Companies have the right to demand that employees pay attention to their jobs — it is a base requirement for performance. However, as the 2009 incident involving two Northwest Airlines pilots illustrates, when other issues are pressing, employees lose focus.
As the story goes, the pilots were trying to figure out the new Delta scheduling system that now governs what flights they’re assigned. (Delta acquired Northwest in 2008.) In doing so, they overshot their destination by 150 miles and did not respond to repeated queries from flight controllers. As reported in the New York Times, pilots’ lifestyles are affected by what schedules they work; every pilot works diligently to sign up for a schedule that best suits his or her needs.
Earlier in 2009, Northwest was correct in telling pilots to “Leave distractions about personal, corporate or other external issues outside of the flight deck.” But this overlooks a basic element of human behavior; it is not easy for people, even trained professionals, to turn off issues that are bothering them.
Pending mergers, suspected layoffs, or even management changes at the top cause employees to focus more on the unknown than what they know — their jobs. I have seen far too many organizations paralyzed for weeks, even months, when uncertainty hangs in the air. It is management’s job to get employees back to work. Here are some suggestions.

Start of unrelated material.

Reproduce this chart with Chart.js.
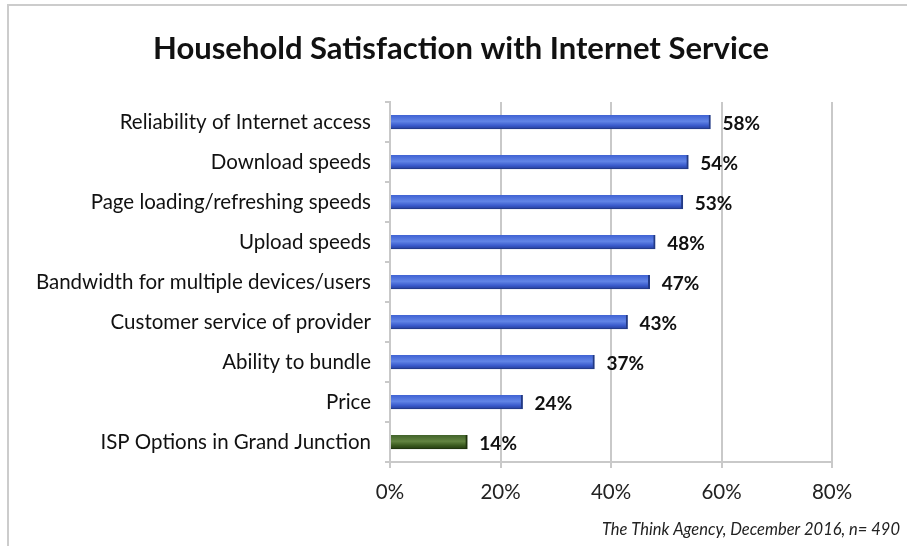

1. Raise the issue. Ignoring significant issues, like mergers or layoff rumors, is foolhardy. Employees think about these things, so you as a manager need to address them. Very often, rumors are rumors and can be punctured. That’s the easy part, but when rumors are reality and organizational changes are pending, unease sets in. Understand that as a manager you cannot make the issue go away, but you can be front and center explaining what you know. You also must assure people that you will be the first to announce changes as soon as you know them (and are permitted to disclose them).